If Smith imparts an authorial stamp to the Anthology by framing and ordering the songs in his own way and undermining through his summaries of song contents the professional norms he invokes in his careful annotations, Reznikoff does something similar in his redaction of courtroom testimony. Like Smith, Reznikoff was at home in the world of scholarship. In fact, history was a lifelong preoccupation, which Reznikoff pursued in verse, fiction, and actual historiography, and its conventions provide the norms that Testimony implicitly challenges. In flaunting these norms, Reznikoff joins William Carlos Williams, whose highly partisan history, In the American Grain, had appeared in 1925. Like Williams, Reznikoff endeavors in Testimony to let the language of the subjects speak for itself. He differs, though, by choosing unknown subjects who tell of experiences both commonplace and extreme, rather than ventriloquizing, as Williams does, famous actors in history. And unlike Williams, Reznikoff does not appoint heroes and villains, for he remains leery of ideologies buried in historical narratives—whether the schoolbook narratives of American exceptionalism and triumphalism or the personal forms of coherence given to history by poets like Pound, Zukofsky, and Olson in their epic collages. Testimony undermines notions like progress or decline just as it undermines ideologies of all stripes. It displays social strife as often unmotivated (and unbearable) and then implicitly challenges the reader to make sense of it and do something about it.
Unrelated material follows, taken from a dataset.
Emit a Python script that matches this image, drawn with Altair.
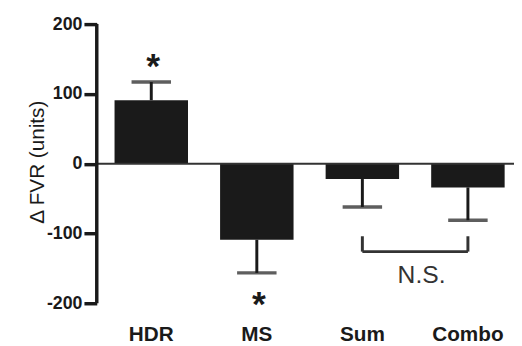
import altair as alt
import pandas as pd

groups = ["HDR", "MS", "Sum", "Combo"]
means = [91, -109, -22, -34]
err_ends = [117, -156.5, -62, -81]
y_ticks = [-200, -100, 0, 100, 200]
star_groups = ["HDR", "MS"]
star_values = [148, -193]
bracket_groups = ["Sum", "Combo"]
bracket_top = -104
bracket_bottom = -126
ns_label = "N.S."
ns_value = -160

FONT = "Liberation Sans"
INK = "#1a1a1a"
YTITLE = "Δ FVR (units)"

df = pd.DataFrame({"group": groups, "mean": means, "err": err_ends})
stars = pd.DataFrame({"group": star_groups, "v": star_values, "t": ["*", "*"]})
bracket = pd.DataFrame({"group": bracket_groups, "top": [bracket_top] * 2, "bot": [bracket_bottom] * 2})
bracket_h = pd.DataFrame({"g1": [bracket_groups[0]], "g2": [bracket_groups[1]], "bot": [bracket_bottom]})
ns = pd.DataFrame({"group": [bracket_groups[0]], "v": [ns_value], "t": [ns_label]})
zero = pd.DataFrame({"z": [0]})
yline = pd.DataFrame({"lo": [min(y_ticks)], "hi": [max(y_ticks)]})

xscale = alt.Scale(domain=groups, paddingInner=0.304, paddingOuter=0.1285, align=0.655)
yscale = alt.Scale(domain=[-200, 200])
xaxis = alt.Axis(labelAngle=0)
yaxis = alt.Axis(values=y_ticks, labelExpr="'' + datum.value")


def X(field):
    return alt.X(field, scale=xscale, sort=groups, axis=xaxis, title=None)


def Y(field):
    return alt.Y(field, scale=yscale, axis=yaxis, title=YTITLE)


bars = alt.Chart(df).mark_bar(color=INK).encode(x=X("group:N"), y=Y("mean:Q"))
stems = alt.Chart(df).mark_rule(color=INK, strokeWidth=3).encode(
    x=X("group:N"), y=Y("mean:Q"), y2="err:Q")
caps = alt.Chart(df).mark_tick(color=INK, thickness=3.5, size=40, orient="horizontal").encode(
    x=X("group:N"), y=Y("err:Q"))
zline = alt.Chart(zero).mark_rule(color="#333333", strokeWidth=2).encode(y=Y("z:Q"))
axis_line = alt.Chart(yline).mark_rule(color=INK, strokeWidth=3.5).encode(
    x=alt.value(0), y=Y("lo:Q"), y2="hi:Q")
star_text = alt.Chart(stars).mark_text(font=FONT, fontSize=36, fontWeight="bold", color=INK,
                                       baseline="middle", dx=2, dy=7).encode(
    x=X("group:N"), y=Y("v:Q"), text="t:N")
b_vert = alt.Chart(bracket).mark_rule(color="#333333", strokeWidth=3).encode(
    x=X("group:N"), y=Y("top:Q"), y2="bot:Q")
b_horiz = alt.Chart(bracket_h).mark_rule(color="#333333", strokeWidth=3).encode(
    x=X("g1:N"), x2="g2:N", y=Y("bot:Q"))
ns_text = alt.Chart(ns).mark_text(font=FONT, fontSize=25, color="#333333",
                                  baseline="middle", dx=60).encode(
    x=X("group:N"), y=Y("v:Q"), text="t:N")

chart = alt.layer(bars, stems, caps, zline, axis_line, b_vert, b_horiz, star_text, ns_text).properties(
    width=423, height=283,
    padding={"left": 90, "top": 14, "right": 0, "bottom": 41},
    autosize=alt.AutoSizeParams(type="none"),
).configure(
    background="white",
).configure_view(
    stroke=None,
).configure_axisX(
    domain=False, ticks=False, labelFontSize=21, labelFontWeight="bold",
    labelColor=INK, labelFont=FONT, labelPadding=21, grid=False,
).configure_axisY(
    grid=False, domain=False, tickColor=INK, tickWidth=3.5, tickSize=13, tickOffset=0,
    labelFontSize=18, labelFontWeight="bold", labelColor=INK, labelFont=FONT, labelPadding=2,
    titleFont=FONT, titleFontSize=21, titleFontWeight="normal", titleColor=INK,
    titleX=-54, titleY=139.5, titleBaseline="alphabetic", titleAngle=270,
)

chart.save("out.html", embed_options={"renderer": "svg", "actions": False})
To bring home this challenge, Reznikoff has subtle ways of involving the reader, as in this short poem from the “MACHINE AGE” section of the 1891-1900 division of the book:
The storm came up suddenly
and lightning
struck a telephone pole, splitting it
and sending electricity along the wires.
A quarter of a mile away
a doctor was sitting in his house
quietly reading a book under his telephone—
and was found in his chair
dead, his hair on fire
and red lines along his neck, chest and side.